Industrial zones in backward or remote regions may receive:

  • Additional Tax Rebates: To compensate for inadequate infrastructure or workforce.
  • Transport Subsidies: Reductions in taxes or levies related to logistics.

4. Compliance and Conditions for Eligibility

Tax incentives are generally conditional and require industries to adhere to specific guidelines:

  • Employment Targets: Some incentives are linked to job creation numbers.
  • Export Obligations: SEZs may require a minimum export performance.
  • Investment Thresholds: Minimum investment criteria may be imposed.
  • Environmental and Safety Compliance: Adherence to sustainability standards is increasingly mandated.

Proper documentation, timely tax filings, and regulatory audits are essential for continuing eligibility.

5. Long-Term Strategic Implications

Tax incentives serve not only as short-term tools for cost reduction but also as long-term economic strategies:

  • Encouraging Cluster Development: Zones become industrial hubs with interdependent suppliers and manufacturers.
  • Technology Transfer: Incentives attract high-tech industries and foreign direct investment (FDI).
  • Boosting Infrastructure: Public and private investments in roads, utilities, and logistics improve regional competitiveness.
  • Revenue Growth: While incentives reduce short-term tax income, they expand the tax base through economic expansion.

Conclusion

Tax incentives in industrial zones are powerful instruments for fostering industrial growth, regional development, and economic diversification.
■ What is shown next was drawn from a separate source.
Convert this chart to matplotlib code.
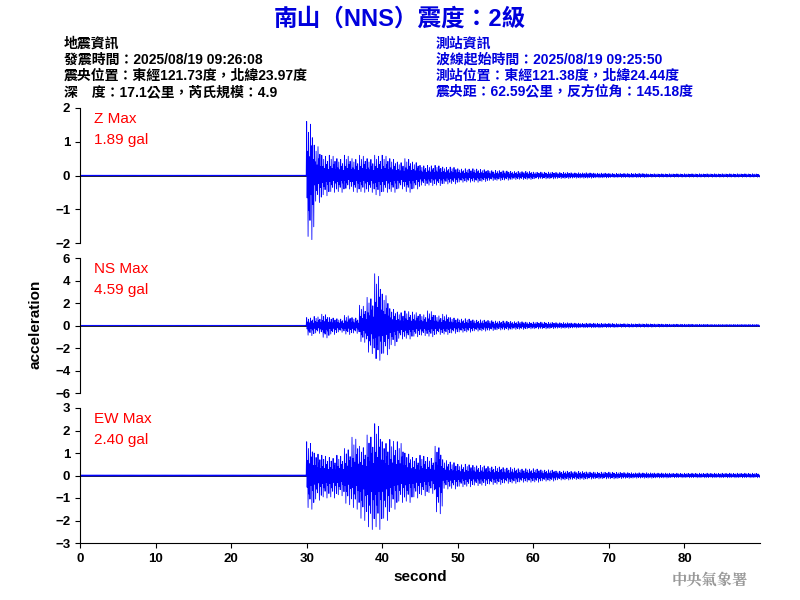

When strategically designed and effectively implemented, these incentives enhance the attractiveness of industrial zones, promote long-term investment, and support national development goals. Policymakers must balance fiscal benefits with regulatory oversight to ensure that these incentives yield sustainable economic returns. For industries, understanding and leveraging these incentives is crucial for maximizing profitability and competitiveness in a rapidly evolving global market.